Architizer News
Daniel Libeskind’s “eL Masterpiece” Probes the Origins of the Universe
January 24, 2012

eL Masterpiece by Daniel Libeskind for Zumbtobel. All photos: Zumbtobel
Over the last decade, Daniel Libeskind has exhausted the formal vocabulary he developed best at the Jewish Museum in Berlin–what will undoubtedly prove his greatest contribution to Western architectural heritage. Since then Libeskind has failed to find an opportunity where he could not scale up and down the sharp edges and intricate folds so incredibly potent the first time around, unfathomably bland, even harmless ten years on. Of course, Libeskind’s austere spatial language was bound to not take kindly to its reappropriation in several low-brow projects, ranging in everything from shopping malls and office parks to a “signature series” of villas, unusable tea sets, and now, lamps. The “eL Masterpiece” is an overly intricate chandelier that perpetuates the trend with more spikes, facets, and folds. Click through for more images.

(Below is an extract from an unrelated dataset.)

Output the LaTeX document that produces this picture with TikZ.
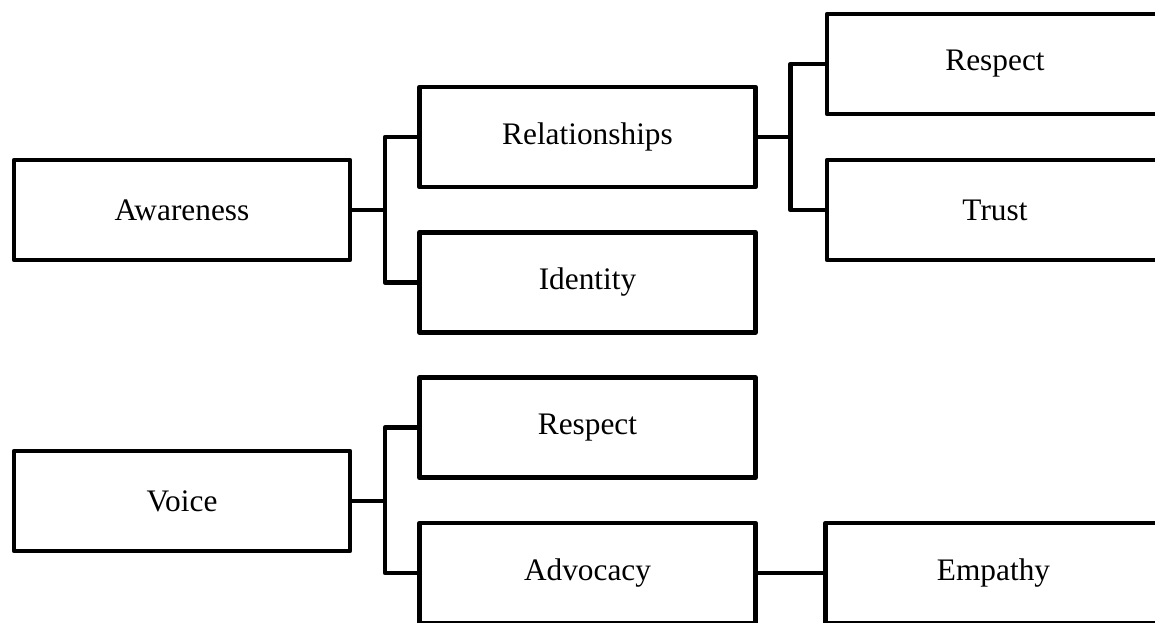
\documentclass[tikz,border=0pt]{standalone}
\usepackage{fontspec}
\setmainfont{Liberation Serif}
\usetikzlibrary{positioning}

\begin{document}
\begin{tikzpicture}[
	x=0.75pt, y=-0.75pt,
	themebox/.style={rectangle, draw=black, line width=3.6pt, line join=round, minimum width=252pt, minimum height=75pt, outer sep=0pt, font=\fontsize{23.5}{28}\selectfont},
	link/.style={line width=3.6pt, line join=round},
	node distance=34pt and 52.5pt
	]
	\useasboundingbox (0,0) rectangle (1155,622);
	\clip (0,0) rectangle (1155,622);
	%Nodes
	\node[themebox](Relationships) at (587.5,137) {Relationships};
	\node[themebox](Identity)[below=of Relationships] {Identity};
	\node[themebox](RespectMid)[below=of Identity] {Respect};
	\node[themebox](Advocacy)[below=of RespectMid] {Advocacy};
	\node[themebox](Awareness) at (182,210) {Awareness};
	\node[themebox](Voice) at (182,501) {Voice};
	\node[themebox](RespectTop) at (995,64) {Respect};
	\node[themebox](Trust) at (995,210) {Trust};
	\node[themebox](Empathy)[right=of Advocacy] {Empathy};
	%Lines
	\draw[link] (Awareness.east) -- ++(35,0) coordinate (AwarenessFork);
	\draw[link] (AwarenessFork) |- (Relationships.west);
	\draw[link] (AwarenessFork) |- (Identity.west);
	\draw[link] (Relationships.east) -- ++(35,0) coordinate (RelationshipsFork);
	\draw[link] (RelationshipsFork) |- (RespectTop.west);
	\draw[link] (RelationshipsFork) |- (Trust.west);
	\draw[link] (Voice.east) -- ++(35,0) coordinate (VoiceFork);
	\draw[link] (VoiceFork) |- (RespectMid.west);
	\draw[link] (VoiceFork) |- (Advocacy.west);
	\draw[link] (Advocacy.east) -- (Empathy.west);
\end{tikzpicture}
\end{document}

The large, hypertrophied light fixture, which debuted last month at Art Basel Miami Beach, spans the full height of an average room and is wide enough to pose a sizable barrier in the space it inhabits. A series of stainless steel panels spindle around a hollow 23k-gold-plated core.
But the piece is more than just a celebrity architect’s extravagance. Libeskind recruited his astrophysicist son, Dr. Noam I Libeskind, to develop an algorithm which would simulate the “cosmic light that fills the universe.” Using 1,680 LEDs, Dr. Libeskind programmed a light sequence that renders the genesis of the universe in vivid colors. “The idea is based on the theory that the Universe is around 14 billion years old and that its building blocks – galaxies like the Milky Way – grew larger as the Universe aged. As they grew larger, the light their stars emitted changed, visible as the eL emits different colors.” One billion years are here compressed in one second, so that the color patterns run in a loop 14 seconds in length.

Now, the architect’s proclivity for lofty conceptual narratives, meant to inform (or justify) the formal and spatial expression of a project, is well known. Libeskind usually begins with a hasty sketch (see above) that gets blown up to encompass all the intellectual conceits you could throw at it, but this is the rare time when the architect has involved a collaborator to shape the end result.